### Available data
-- BEGIN --

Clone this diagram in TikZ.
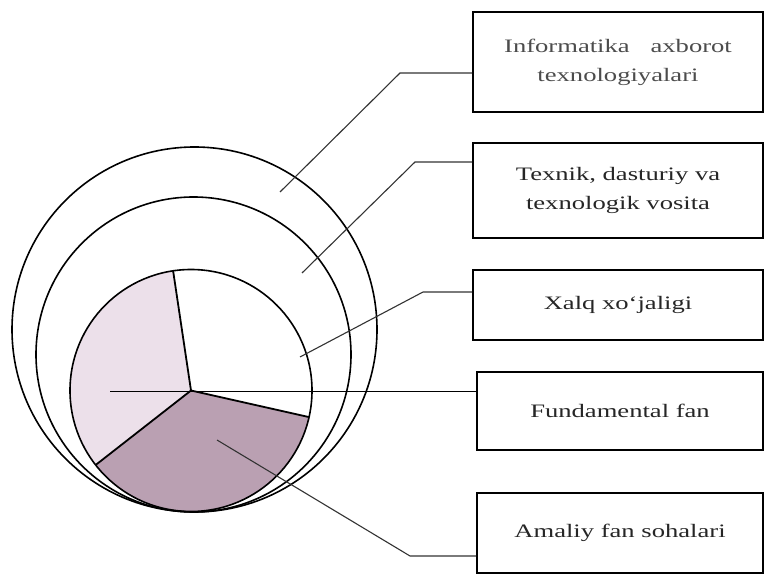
\documentclass[tikz,border=0pt]{standalone}
\usepackage{fontspec}
\setmainfont{Liberation Serif}[FakeStretch=1.4]
\begin{document}
\begin{tikzpicture}[x=1pt,y=1pt,
  lbox/.style={draw=black, line width=2pt, rectangle, inner sep=0pt, align=center,
    font=\fontsize{19}{29}\selectfont, text=black!85},
  ring/.style={draw=black, line width=1.6pt},
  leader/.style={draw=black!80, line width=1.1pt},
  divider/.style={draw=black, line width=1.8pt}]
\useasboundingbox (0,0) rectangle (766,576);
\fill[white] (0,0) rectangle (766,576);
% centre of the pie
\coordinate (c) at (191,185.5);
% sectors
\fill[fill={rgb,255:red,236;green,224;blue,234}] (c) -- ++(98.5:121) arc[start angle=98.5, end angle=218, radius=121] -- cycle;
\fill[fill={rgb,255:red,186;green,160;blue,178}] (c) -- ++(218:121) arc[start angle=218, end angle=347.3, radius=121] -- cycle;
% rings
\draw[ring] (194.5,246.5) circle[radius=182.5];
\draw[ring] (193.5,221.5) circle[radius=157.5];
\draw[ring] (c) circle[radius=121];
% dividers
\draw[divider] (c) -- ++(98.5:121);
\draw[divider] (c) -- ++(218:121);
\draw[divider] (c) -- ++(347.3:121);
% boxes
\node[lbox, minimum width=290pt, minimum height=100pt, text=black!70] (b1) at (618,514) {Informatika\hspace{1.1em}axborot\\texnologiyalari};
\node[lbox, minimum width=290pt, minimum height=95pt] (b2) at (618,385.5) {Texnik, dasturiy va\\texnologik vosita};
\node[lbox, minimum width=290pt, minimum height=70pt] (b3) at (618,271) {Xalq xo‘jaligi};
\node[lbox, minimum width=286pt, minimum height=78pt] (b4) at (620,165) {Fundamental fan};
\node[lbox, minimum width=286pt, minimum height=80pt] (b5) at (620,43) {Amaliy fan sohalari};
% leader points
\coordinate (p1) at (280,384);  \coordinate (k1) at (400,503);
\coordinate (p2) at (302,303);  \coordinate (k2) at (415,414);
\coordinate (p3) at (300,219);  \coordinate (k3) at (423,284);
\coordinate (p4) at (110,184.5);
\coordinate (p5) at (217,136);  \coordinate (k5) at (410,20);
\draw[leader] (p1) -- (k1) -- (k1 -| b1.west);
\draw[leader] (p2) -- (k2) -- (k2 -| b2.west);
\draw[leader] (p3) -- (k3) -- (k3 -| b3.west);
\draw[divider] (p4) -- (p4 -| b4.west);
\draw[leader] (p5) -- (k5) -- (k5 -| b5.west);
\end{tikzpicture}
\end{document}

-- END --

### Exercise directions
Write the listing above out again exactly, dropping each image.

### Result below
Clone this diagram in TikZ.
\documentclass[tikz,border=0pt]{standalone}
\usepackage{fontspec}
\setmainfont{Liberation Serif}[FakeStretch=1.4]
\begin{document}
\begin{tikzpicture}[x=1pt,y=1pt,
  lbox/.style={draw=black, line width=2pt, rectangle, inner sep=0pt, align=center,
    font=\fontsize{19}{29}\selectfont, text=black!85},
  ring/.style={draw=black, line width=1.6pt},
  leader/.style={draw=black!80, line width=1.1pt},
  divider/.style={draw=black, line width=1.8pt}]
\useasboundingbox (0,0) rectangle (766,576);
\fill[white] (0,0) rectangle (766,576);
% centre of the pie
\coordinate (c) at (191,185.5);
% sectors
\fill[fill={rgb,255:red,236;green,224;blue,234}] (c) -- ++(98.5:121) arc[start angle=98.5, end angle=218, radius=121] -- cycle;
\fill[fill={rgb,255:red,186;green,160;blue,178}] (c) -- ++(218:121) arc[start angle=218, end angle=347.3, radius=121] -- cycle;
% rings
\draw[ring] (194.5,246.5) circle[radius=182.5];
\draw[ring] (193.5,221.5) circle[radius=157.5];
\draw[ring] (c) circle[radius=121];
% dividers
\draw[divider] (c) -- ++(98.5:121);
\draw[divider] (c) -- ++(218:121);
\draw[divider] (c) -- ++(347.3:121);
% boxes
\node[lbox, minimum width=290pt, minimum height=100pt, text=black!70] (b1) at (618,514) {Informatika\hspace{1.1em}axborot\\texnologiyalari};
\node[lbox, minimum width=290pt, minimum height=95pt] (b2) at (618,385.5) {Texnik, dasturiy va\\texnologik vosita};
\node[lbox, minimum width=290pt, minimum height=70pt] (b3) at (618,271) {Xalq xo‘jaligi};
\node[lbox, minimum width=286pt, minimum height=78pt] (b4) at (620,165) {Fundamental fan};
\node[lbox, minimum width=286pt, minimum height=80pt] (b5) at (620,43) {Amaliy fan sohalari};
% leader points
\coordinate (p1) at (280,384);  \coordinate (k1) at (400,503);
\coordinate (p2) at (302,303);  \coordinate (k2) at (415,414);
\coordinate (p3) at (300,219);  \coordinate (k3) at (423,284);
\coordinate (p4) at (110,184.5);
\coordinate (p5) at (217,136);  \coordinate (k5) at (410,20);
\draw[leader] (p1) -- (k1) -- (k1 -| b1.west);
\draw[leader] (p2) -- (k2) -- (k2 -| b2.west);
\draw[leader] (p3) -- (k3) -- (k3 -| b3.west);
\draw[divider] (p4) -- (p4 -| b4.west);
\draw[leader] (p5) -- (k5) -- (k5 -| b5.west);
\end{tikzpicture}
\end{document}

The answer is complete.